To do: Without the pictures, print the lines running from the beginning of the material to the line containing "fig = go.Figure()", both ends included.

Collected material:

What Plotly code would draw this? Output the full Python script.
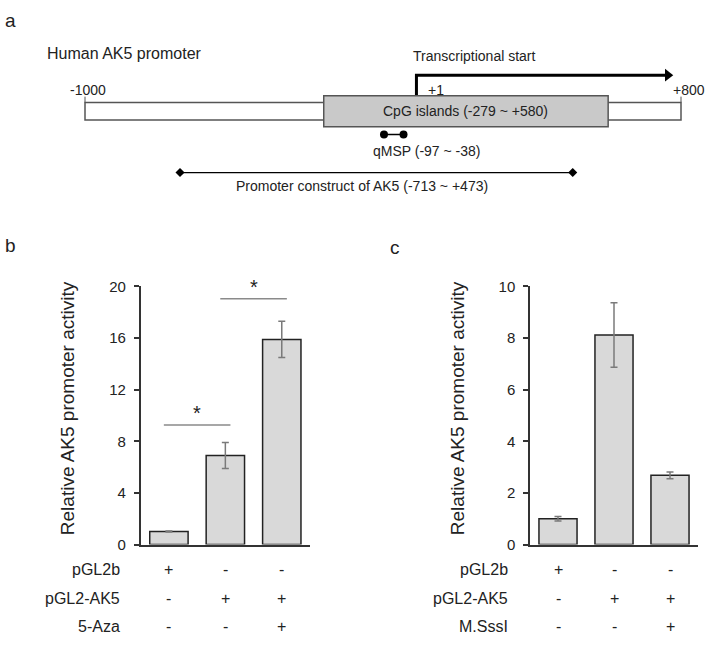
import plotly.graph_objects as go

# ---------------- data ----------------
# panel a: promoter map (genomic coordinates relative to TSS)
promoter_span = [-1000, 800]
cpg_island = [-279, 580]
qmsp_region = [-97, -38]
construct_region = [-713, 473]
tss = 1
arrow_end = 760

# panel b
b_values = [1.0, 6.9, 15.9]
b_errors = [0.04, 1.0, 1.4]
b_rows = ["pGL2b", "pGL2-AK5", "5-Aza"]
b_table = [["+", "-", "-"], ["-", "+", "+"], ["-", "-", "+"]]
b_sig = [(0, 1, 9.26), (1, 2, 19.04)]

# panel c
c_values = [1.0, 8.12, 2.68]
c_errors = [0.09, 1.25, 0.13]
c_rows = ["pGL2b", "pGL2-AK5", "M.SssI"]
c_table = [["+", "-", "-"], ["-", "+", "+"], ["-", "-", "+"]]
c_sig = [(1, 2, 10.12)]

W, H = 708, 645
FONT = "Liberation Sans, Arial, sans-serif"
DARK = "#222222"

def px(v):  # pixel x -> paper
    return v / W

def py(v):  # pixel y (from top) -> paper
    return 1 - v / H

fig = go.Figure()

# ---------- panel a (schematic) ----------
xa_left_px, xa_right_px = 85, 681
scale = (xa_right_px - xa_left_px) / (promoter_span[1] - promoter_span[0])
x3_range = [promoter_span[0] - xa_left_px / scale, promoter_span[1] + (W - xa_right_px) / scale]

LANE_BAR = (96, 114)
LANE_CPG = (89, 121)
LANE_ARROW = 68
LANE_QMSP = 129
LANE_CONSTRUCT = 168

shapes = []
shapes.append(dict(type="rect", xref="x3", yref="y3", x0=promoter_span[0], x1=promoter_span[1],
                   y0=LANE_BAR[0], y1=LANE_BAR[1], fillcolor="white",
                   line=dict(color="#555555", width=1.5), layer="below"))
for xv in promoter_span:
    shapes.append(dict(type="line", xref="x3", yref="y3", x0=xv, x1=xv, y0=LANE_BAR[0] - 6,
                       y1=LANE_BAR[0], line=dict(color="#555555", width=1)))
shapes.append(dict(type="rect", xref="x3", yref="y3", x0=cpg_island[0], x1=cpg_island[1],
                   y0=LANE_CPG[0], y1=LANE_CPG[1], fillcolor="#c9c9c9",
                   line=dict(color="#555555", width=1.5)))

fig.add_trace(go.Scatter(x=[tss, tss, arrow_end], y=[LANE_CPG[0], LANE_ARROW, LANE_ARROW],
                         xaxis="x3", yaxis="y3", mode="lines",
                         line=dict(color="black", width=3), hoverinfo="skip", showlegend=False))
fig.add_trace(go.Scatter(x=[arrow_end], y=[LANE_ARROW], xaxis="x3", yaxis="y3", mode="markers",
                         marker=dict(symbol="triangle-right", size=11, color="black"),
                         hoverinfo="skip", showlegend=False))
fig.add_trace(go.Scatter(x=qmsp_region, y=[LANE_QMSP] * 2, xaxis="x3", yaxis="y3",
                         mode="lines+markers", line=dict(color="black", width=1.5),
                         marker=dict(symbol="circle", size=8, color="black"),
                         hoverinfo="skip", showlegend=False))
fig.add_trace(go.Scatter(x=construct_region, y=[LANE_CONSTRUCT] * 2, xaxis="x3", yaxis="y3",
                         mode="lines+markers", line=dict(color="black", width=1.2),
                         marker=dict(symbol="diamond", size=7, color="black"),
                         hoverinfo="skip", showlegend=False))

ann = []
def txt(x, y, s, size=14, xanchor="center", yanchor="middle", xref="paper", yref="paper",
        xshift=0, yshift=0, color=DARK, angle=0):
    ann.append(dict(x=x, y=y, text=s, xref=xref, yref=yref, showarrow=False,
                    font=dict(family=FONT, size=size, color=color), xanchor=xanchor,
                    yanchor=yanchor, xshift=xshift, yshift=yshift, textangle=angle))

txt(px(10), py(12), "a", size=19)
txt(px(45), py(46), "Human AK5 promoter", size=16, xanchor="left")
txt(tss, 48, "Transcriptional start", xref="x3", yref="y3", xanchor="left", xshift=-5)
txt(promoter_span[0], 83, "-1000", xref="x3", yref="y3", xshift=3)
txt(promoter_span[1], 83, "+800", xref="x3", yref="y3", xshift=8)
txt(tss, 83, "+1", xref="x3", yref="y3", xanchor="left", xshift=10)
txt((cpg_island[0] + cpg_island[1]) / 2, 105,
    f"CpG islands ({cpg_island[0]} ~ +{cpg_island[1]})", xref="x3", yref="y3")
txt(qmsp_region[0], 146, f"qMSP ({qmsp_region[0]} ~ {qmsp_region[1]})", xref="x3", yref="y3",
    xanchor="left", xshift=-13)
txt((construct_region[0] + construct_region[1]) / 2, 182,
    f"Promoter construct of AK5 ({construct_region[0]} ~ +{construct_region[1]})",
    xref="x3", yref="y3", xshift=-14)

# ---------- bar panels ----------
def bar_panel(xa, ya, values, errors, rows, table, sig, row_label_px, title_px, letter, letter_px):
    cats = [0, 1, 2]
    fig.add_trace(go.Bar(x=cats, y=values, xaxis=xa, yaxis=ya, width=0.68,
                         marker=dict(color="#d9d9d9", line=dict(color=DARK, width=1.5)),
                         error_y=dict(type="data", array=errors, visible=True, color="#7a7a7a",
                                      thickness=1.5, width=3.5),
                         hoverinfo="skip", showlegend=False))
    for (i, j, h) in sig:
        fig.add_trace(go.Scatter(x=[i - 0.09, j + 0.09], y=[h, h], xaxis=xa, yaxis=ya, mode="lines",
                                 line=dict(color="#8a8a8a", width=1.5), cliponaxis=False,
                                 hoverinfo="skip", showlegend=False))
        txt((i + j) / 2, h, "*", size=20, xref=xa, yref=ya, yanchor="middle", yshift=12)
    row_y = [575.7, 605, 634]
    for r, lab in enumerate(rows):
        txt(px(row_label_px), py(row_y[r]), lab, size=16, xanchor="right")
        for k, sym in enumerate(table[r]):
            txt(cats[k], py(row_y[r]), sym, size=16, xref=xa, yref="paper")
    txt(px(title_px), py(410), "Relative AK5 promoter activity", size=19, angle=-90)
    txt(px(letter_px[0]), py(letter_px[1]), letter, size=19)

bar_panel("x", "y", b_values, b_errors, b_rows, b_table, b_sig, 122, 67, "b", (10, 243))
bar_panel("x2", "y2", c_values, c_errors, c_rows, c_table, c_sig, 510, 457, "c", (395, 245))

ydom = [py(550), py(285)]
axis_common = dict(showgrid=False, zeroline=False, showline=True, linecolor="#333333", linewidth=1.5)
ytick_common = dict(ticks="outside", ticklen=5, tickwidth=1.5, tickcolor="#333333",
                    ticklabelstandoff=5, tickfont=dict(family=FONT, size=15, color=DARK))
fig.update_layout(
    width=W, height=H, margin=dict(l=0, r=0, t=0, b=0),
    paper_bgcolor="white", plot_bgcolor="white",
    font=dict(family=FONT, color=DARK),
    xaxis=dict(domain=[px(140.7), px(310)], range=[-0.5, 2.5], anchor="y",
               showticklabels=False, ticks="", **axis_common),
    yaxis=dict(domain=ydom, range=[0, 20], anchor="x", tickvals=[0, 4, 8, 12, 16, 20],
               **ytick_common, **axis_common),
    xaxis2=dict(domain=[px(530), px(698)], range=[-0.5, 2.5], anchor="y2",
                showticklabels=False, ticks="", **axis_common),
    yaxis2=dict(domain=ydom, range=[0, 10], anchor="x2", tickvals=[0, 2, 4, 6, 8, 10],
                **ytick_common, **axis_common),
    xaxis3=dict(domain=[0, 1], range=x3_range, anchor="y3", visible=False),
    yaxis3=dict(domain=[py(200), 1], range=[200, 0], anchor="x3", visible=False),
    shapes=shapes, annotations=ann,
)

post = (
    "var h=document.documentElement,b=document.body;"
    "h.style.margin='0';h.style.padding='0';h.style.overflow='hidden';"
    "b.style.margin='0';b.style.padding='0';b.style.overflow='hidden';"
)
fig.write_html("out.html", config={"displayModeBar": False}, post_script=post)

Written answer:
What Plotly code would draw this? Output the full Python script.
import plotly.graph_objects as go

# ---------------- data ----------------
# panel a: promoter map (genomic coordinates relative to TSS)
promoter_span = [-1000, 800]
cpg_island = [-279, 580]
qmsp_region = [-97, -38]
construct_region = [-713, 473]
tss = 1
arrow_end = 760

# panel b
b_values = [1.0, 6.9, 15.9]
b_errors = [0.04, 1.0, 1.4]
b_rows = ["pGL2b", "pGL2-AK5", "5-Aza"]
b_table = [["+", "-", "-"], ["-", "+", "+"], ["-", "-", "+"]]
b_sig = [(0, 1, 9.26), (1, 2, 19.04)]

# panel c
c_values = [1.0, 8.12, 2.68]
c_errors = [0.09, 1.25, 0.13]
c_rows = ["pGL2b", "pGL2-AK5", "M.SssI"]
c_table = [["+", "-", "-"], ["-", "+", "+"], ["-", "-", "+"]]
c_sig = [(1, 2, 10.12)]

W, H = 708, 645
FONT = "Liberation Sans, Arial, sans-serif"
DARK = "#222222"

def px(v):  # pixel x -> paper
    return v / W

def py(v):  # pixel y (from top) -> paper
    return 1 - v / H

fig = go.Figure()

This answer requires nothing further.